Belfast landlords are benefiting from the nerves of would-be first time buyers, according to new research.

An investigation by online letting company Citylets found that thwarted first-time buyers were keeping the rental market buoyant while their dreams of home ownership remained unfulfilled.

Citylets' report on the private rental sector said a quarter of all properties were attracting tenants within a month, with the average time-to-let period now 44 days - the lowest figure in the last three years. The average monthly rent across all properties was £571 in the second quarter of this year, a rise of £7 on a year earlier.

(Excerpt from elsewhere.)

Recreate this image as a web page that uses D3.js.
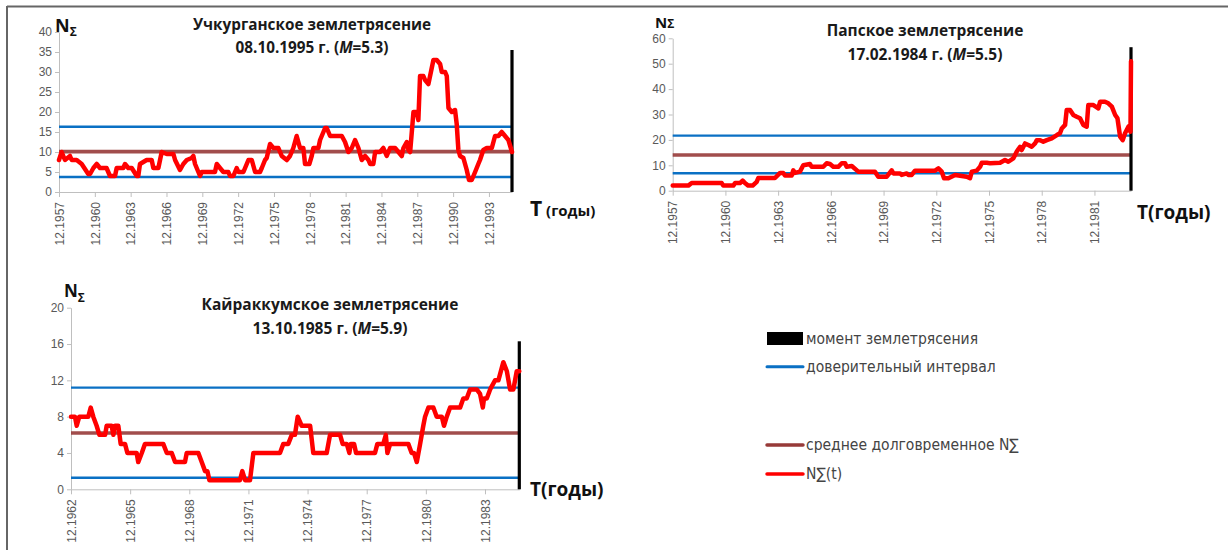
<!DOCTYPE html>
<html><head><meta charset="utf-8">
<script src="https://cdn.jsdelivr.net/npm/d3@7"></script>
<style>
body{margin:0;background:#fff;}
svg{display:block;}
</style></head>
<body>
<script>
// ---------- Data: Учкурганское землетрясение ----------
const ukT = [1957.92,1958.14,1958.42,1958.84,1958.98,1959.40,1959.82,1960.37,1960.52,1960.80,1961.08,1961.35,1961.90,1962.19,1962.61,1962.75,1963.30,1963.45,1963.72,1964.01,1964.43,1964.56,1964.70,1965.26,1965.68,1965.82,1966.24,1966.52,1966.94,1967.50,1967.64,1968.05,1968.33,1968.62,1969.03,1969.17,1969.31,1969.73,1969.87,1970.98,1971.13,1971.40,1971.68,1972.10,1972.24,1972.52,1972.80,1972.94,1973.36,1973.64,1973.78,1974.06,1974.34,1974.75,1974.90,1975.17,1975.31,1975.59,1975.87,1976.29,1976.57,1976.99,1977.26,1977.54,1977.82,
  1978.10,1978.38,1978.52,1978.88,1979.08,1979.22,1979.64,1979.78,1980.20,1980.34,1980.62,1980.90,1981.60,1981.87,1982.15,1982.43,1982.71,1982.99,1983.27,1983.55,1983.83,1983.97,1984.24,1984.39,1984.80,1985.08,1985.36,1985.64,1986.06,1986.34,1986.62,1986.76,1987.04,1987.18,1987.32,1987.46,1987.60,1987.88,1988.01,1988.15,1988.43,1988.57,1988.85,1988.99,1989.13,1989.27,1989.55,1989.83,1989.97,1990.25,1990.39,1990.53,1990.81,1991.08,1991.22,1991.36,1991.50,1991.78,1992.06,1992.25,1992.48,1992.76,1993.03,1993.17,1993.45,1993.74,1994.16,1994.43,1994.71,1994.99,1995.27,1995.55,1995.85];
const ukN = [8,10,8,9,8,8,7,4.5,4.5,6,7,6,6,4,4,6,6,7,6,6,4,4,7,8,8,6,6,10,9.5,9.5,8,5.5,7,8,8.5,9,7,4,5,5,7,6,5,5,4,4,6,5,5,7,8,8,5,5,6,8,8.5,12,11,11,9,8,9,11,14,
  11,11,7,7,9,11,11,13,16,16,14,14,14,12.5,10,11,13,11,8,9,8,7,7,10,10,11,9,11,11,10,9,11,12.5,10.5,10,15,20,20,18,29,29,28,27,29,31,33,33,32,30,30,29,21,20,20.5,17,10.5,9,8.5,5.5,3,3,5,7,8,10.5,11,11,14,14,15,14,13,10];
const ukTickLabels = ["12.1957","12.1960","12.1963","12.1966","12.1969","12.1972","12.1975","12.1978","12.1981","12.1984","12.1987","12.1990","12.1993"];
const ukYTicks = [0,5,10,15,20,25,30,35,40];
const ukLevels = [3.75, 10.1, 16.3];   // нижняя граница, среднее, верхняя граница
const ukQuake = [1995.85, 35.5];        // момент землетрясения, высота линии

// ---------- Data: Папское землетрясение ----------
const papT = [1957.92,1958.81,1959.00,1960.71,1960.80,1961.37,1961.47,1961.75,1961.90,1962.03,1962.22,1962.47,1962.70,1962.79,1963.74,1964.03,1964.21,1964.31,1964.69,1964.78,1964.88,1965.16,1965.35,1965.73,1965.83,1966.49,1966.68,1966.87,1967.06,1967.34,1967.54,1967.73,1967.82,1968.11,1968.48,1969.43,1969.62,1970.10,1970.38,1970.48,1970.86,1970.95,1971.24,1971.33,1971.52,1971.71,1972.85,1973.04,1973.23,1973.36,1973.61,1973.99,1974.37,1974.65,1974.84,1974.94,1975.22,1975.41,1975.51,1975.79,1975.98,1976.55,1976.83,1977.02,1977.30,1977.50,1977.69,1977.78,1977.97,1978.16,1978.35,1978.54,1978.64,1978.83,1979.01,1979.21,1979.49,1979.78,1979.96,1980.06,1980.25,1980.34,1980.53,1980.72,1980.91,1981.10,1981.29,1981.48,1981.57,1981.86,1982.14,1982.24,1982.52,1982.71,1982.91,1983.10,1983.23,1983.38,1983.53,1983.66,1983.85,1983.97,1984.00];
const papN = [2,2,3,3,2,2,3,3,4,3,2,2,3.5,5,5,7,7,6,6,8,7,7.5,10,10.5,9.4,9.4,10.8,10.5,9.4,9.4,10.8,10.8,9.4,9.7,7.5,7.5,5.5,5.5,8,6.8,6.8,6.2,6.8,6.2,6.2,7.9,7.9,8.8,7.5,4.9,4.9,6.2,5.8,5.5,4.9,7.5,7.9,9.4,11,11,10.8,11,12.1,11.4,12.7,15.4,17.3,16,18.6,18,17.3,18.6,19.9,19.9,19.3,19.9,20.6,21.9,22.6,24.5,25.9,31.8,31.8,29.8,29.1,28.5,25.9,25.2,33.7,33.7,32.4,35,35,34.4,33.1,29.8,28.5,21.3,19.9,22.6,25.2,23.2,51];
const papTickLabels = ["12.1957","12.1960","12.1963","12.1966","12.1969","12.1972","12.1975","12.1978","12.1981"];
const papYTicks = [0,10,20,30,40,50,60];
const papLevels = [6.85, 14.05, 21.7];
const papQuake = [1984.0, 56.5];

// ---------- Data: Кайраккумское землетрясение ----------
const kaiT = [1962.92,1963.12,1963.21,1963.34,1963.80,1963.92,1964.05,1964.22,1964.36,1964.65,1964.73,1964.98,1965.07,1965.15,1965.32,1965.44,1965.66,1965.78,1966.25,1966.33,1966.51,1966.67,1967.60,1967.78,1968.03,1968.20,1968.70,1968.79,1969.38,1969.55,1969.72,1969.84,1969.94,1971.49,1971.61,1971.75,1972.00,1972.17,1973.52,1973.69,1973.94,1974.12,1974.28,1974.42,1974.62,1975.05,1975.21,1975.89,1976.06,1976.57,1976.70,1976.91,1977.04,1977.11,1977.28,1977.38,1978.34,1978.46,1978.76,1978.89,1978.97,1979.11,1980.03,1980.20,1980.32,1980.46,1980.63,1980.79,1980.88,1981.05,1981.30,1981.47,1981.73,1981.84,1981.98,1982.15,1982.66,1982.82,1982.99,1983.16,1983.50,1983.67,1983.81,1983.87,1984.01,1984.18,1984.43,1984.60,1984.85,1985.03,1985.19,1985.36,1985.53,1985.66];
const kaiN = [8,8,7,8,8,9,8,7,6,6,7,7,6,7,7,5,5,4,4,3,4,5,5,4,4,3,3,4,4,3,2,2,1,1,2,1,1,4,4,5,5,6,6,8,7,7,4,4,6,6,5,5,4,5,5,4,4,5,5,6,4,5,5,4,4,3,5,7,8,9,9,8,8,7,8,9,9,10,10,11,11,10.5,9,10,10,11,12,12,14,13,11,11,13,13];
const kaiTickLabels = ["12.1962","12.1965","12.1968","12.1971","12.1974","12.1977","12.1980","12.1983"];
const kaiYTicks = [0,4,8,12,16,20];
const kaiLevels = [1.28, 6.2, 11.2];
const kaiQuake = [1985.66, 16.3];

// ---------- Legend ----------
const legendLabels = ["момент землетрясения","доверительный интервал","среднее долговременное N∑","N∑(t)"];

// ---------- Drawing ----------
const W = 1228, H = 550;
const svg = d3.select("body").append("svg").attr("width", W).attr("height", H)
  .style("font-family","'Open Sans', 'Liberation Sans', sans-serif");
svg.append("rect").attr("width",W).attr("height",H).attr("fill","#fff");

// frame
svg.append("line").attr("x1",7).attr("x2",W).attr("y1",6.5).attr("y2",6.5).attr("stroke","#666").attr("stroke-width",2);
svg.append("line").attr("x1",7).attr("x2",7).attr("y1",6).attr("y2",H).attr("stroke","#666").attr("stroke-width",2);

const COL = {red:"#ff0000", blue:"#0a70c4", brown:"#973a38", black:"#000", axis:"#bfbfbf", tick:"#595959"};

const charts = [
  {T:ukT, N:ukN, labels:ukTickLabels, yTicks:ukYTicks, levels:ukLevels, quake:ukQuake, xr:[59,512], yr:[192,32], ymax:40},
  {T:papT, N:papN, labels:papTickLabels, yTicks:papYTicks, levels:papLevels, quake:papQuake, xr:[672.7,1131], yr:[190.7,38.3], ymax:60},
  {T:kaiT, N:kaiN, labels:kaiTickLabels, yTicks:kaiYTicks, levels:kaiLevels, quake:kaiQuake, xr:[71,519.3], yr:[489.3,307.7], ymax:20}
];

charts.forEach(c => {
  const x = d3.scaleLinear().domain([c.T[0], c.quake[0]]).range(c.xr);
  const y = d3.scaleLinear().domain([0, c.ymax]).range(c.yr);
  const g = svg.append("g");

  // y axis
  const ya = g.append("g").attr("transform",`translate(${c.xr[0]},0)`)
    .call(d3.axisLeft(y).tickValues(c.yTicks).tickSize(4).tickSizeOuter(0).tickFormat(d3.format("d")));
  ya.select(".domain").attr("stroke",COL.axis);
  ya.selectAll(".tick line").attr("stroke",COL.axis);
  ya.selectAll("text").attr("fill",COL.tick).style("font-size","12px").attr("x",-7);

  // x axis
  const tickYears = c.labels.map(l => +l.slice(3) + 0.92);
  const xa = g.append("g").attr("transform",`translate(0,${c.yr[0]})`)
    .call(d3.axisBottom(x).tickValues(tickYears).tickSize(5).tickSizeOuter(0)
      .tickFormat((d,i) => c.labels[i]));
  xa.select(".domain").attr("stroke",COL.axis);
  xa.selectAll(".tick line").attr("stroke",COL.axis);
  xa.selectAll("text").attr("fill",COL.tick).style("font-size","12px")
    .attr("transform","rotate(-90)").attr("x",-10).attr("y",0).attr("dy","0.35em")
    .style("text-anchor","end");

  // confidence interval and mean
  const [lo, mean, hi] = c.levels;
  [[lo,COL.blue,2.4,1],[hi,COL.blue,2.4,1],[mean,COL.brown,3.6,0.9]].forEach(([v,col,w,op]) => {
    g.append("line").attr("x1",c.xr[0]).attr("x2",x(c.quake[0]))
      .attr("y1",y(v)).attr("y2",y(v)).attr("stroke",col).attr("stroke-width",w).attr("stroke-opacity",op);
  });

  // earthquake moment
  g.append("line").attr("x1",x(c.quake[0])).attr("x2",x(c.quake[0]))
    .attr("y1",y(0)).attr("y2",y(c.quake[1])).attr("stroke",COL.black).attr("stroke-width",3.2);

  // N(t)
  const line = d3.line().x((d,i) => x(c.T[i])).y(d => y(d));
  g.append("path").datum(c.N).attr("d",line).attr("fill","none")
    .attr("stroke",COL.red).attr("stroke-width",4.5).attr("stroke-linejoin","round").attr("stroke-linecap","round");
});

// ---------- Titles ----------
function title(cx, y1, y2, name, date, mag, fs) {
  const t = svg.append("g").attr("font-weight","bold").attr("fill","#1a1a1a").style("font-size",fs+"px").attr("text-anchor","middle");
  t.append("text").attr("x",cx).attr("y",y1).text(name);
  const l2 = t.append("text").attr("x",cx).attr("y",y2);
  l2.append("tspan").text(date + " г. (");
  l2.append("tspan").attr("font-style","italic").text("M");
  l2.append("tspan").text("=" + mag + ")");
}
title(312, 30, 53, "Учкурганское землетрясение", "08.10.1995", "5.3", 15.3);
title(925, 35.5, 59.5, "Папское землетрясение", "17.02.1984", "5.5", 15.5);
title(330, 310, 333.5, "Кайраккумское землетрясение", "13.10.1985", "5.9", 15.5);

// ---------- Axis names ----------
function nLabel(x, y, fsN, fsS, sub) {
  const t = svg.append("text").attr("x",x).attr("y",y).attr("font-weight","bold").attr("fill","#111");
  t.append("tspan").style("font-size",fsN+"px").text("N");
  t.append("tspan").style("font-size",fsS+"px").attr("dy",sub).text("Σ");
}
nLabel(55, 32, 18, 12, 4);
nLabel(655, 28, 15, 12, 0);
nLabel(64, 297, 17, 12, 5);

const tl1 = svg.append("text").attr("x",530).attr("y",215.5).attr("font-weight","bold").attr("fill","#111");
tl1.append("tspan").style("font-size","21px").text("T");
tl1.append("tspan").style("font-size","15px").text(" (годы)");
svg.append("text").attr("x",1137).attr("y",219).attr("font-weight","bold").attr("fill","#111").style("font-size","19px").text("T(годы)");
svg.append("text").attr("x",530).attr("y",496).attr("font-weight","bold").attr("fill","#111").style("font-size","19px").text("T(годы)");

// ---------- Legend ----------
const lg = svg.append("g").style("font-family","'Liberation Sans Narrow','DejaVu Sans Condensed',sans-serif");
const legRows = [
  {y:338.5, col:COL.black, w:13},
  {y:366.7, col:COL.blue, w:3},
  {y:445, col:COL.brown, w:3.5},
  {y:474, col:COL.red, w:3.5}
];
legRows.forEach((r,i) => {
  lg.append("line").attr("x1",767).attr("x2",803).attr("y1",r.y).attr("y2",r.y)
    .attr("stroke",r.col).attr("stroke-width",r.w).attr("stroke-linecap", i===0 ? "butt" : "round");
  lg.append("text").attr("x",806).attr("y",r.y).attr("dy","0.35em").attr("fill","#444")
    .style("font-size","15.5px").text(legendLabels[i]);
});
</script>
</body></html>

Dan Cookson, an analyst for Citylets, said: "With the residential property market still in the doldrums, the rental sector is continuing to thrive - particularly in and around Belfast.

"Private landlords are benefiting from the current malaise in property prices because there are simply more people keen on renting.

"Those who would normally be looking to buy their first property after renting for a few years are waiting quite a bit longer and the rental sector is benefiting from that.

"In Belfast, the knock-on effect is that tenants are often extending their tenancies rather than moving out, so there is less movement within the existing rental stock."

Monthly rent on two-bedroom houses, which account for most property let in the city, grew 7.6% over the year from £432 to £465. Three to four bedroomed homes rose by 3.1% and 1.7% respectively.

Chris Smyth, partner at Ulster Property Sales' rental division, said the market was responding to more people moving around.

"There is still good value and supply. However, the gap between the top end of the market and the lower end is widening."

House prices have been falling in Northern Ireland for four years, with the average house price now £137,814, compared to £240,408 in 2007.

But despite falling prices, first-time buyers have found it harder to get on the property ladder as mortgage finance with banks and building societies are requiring bigger deposits from potential customers.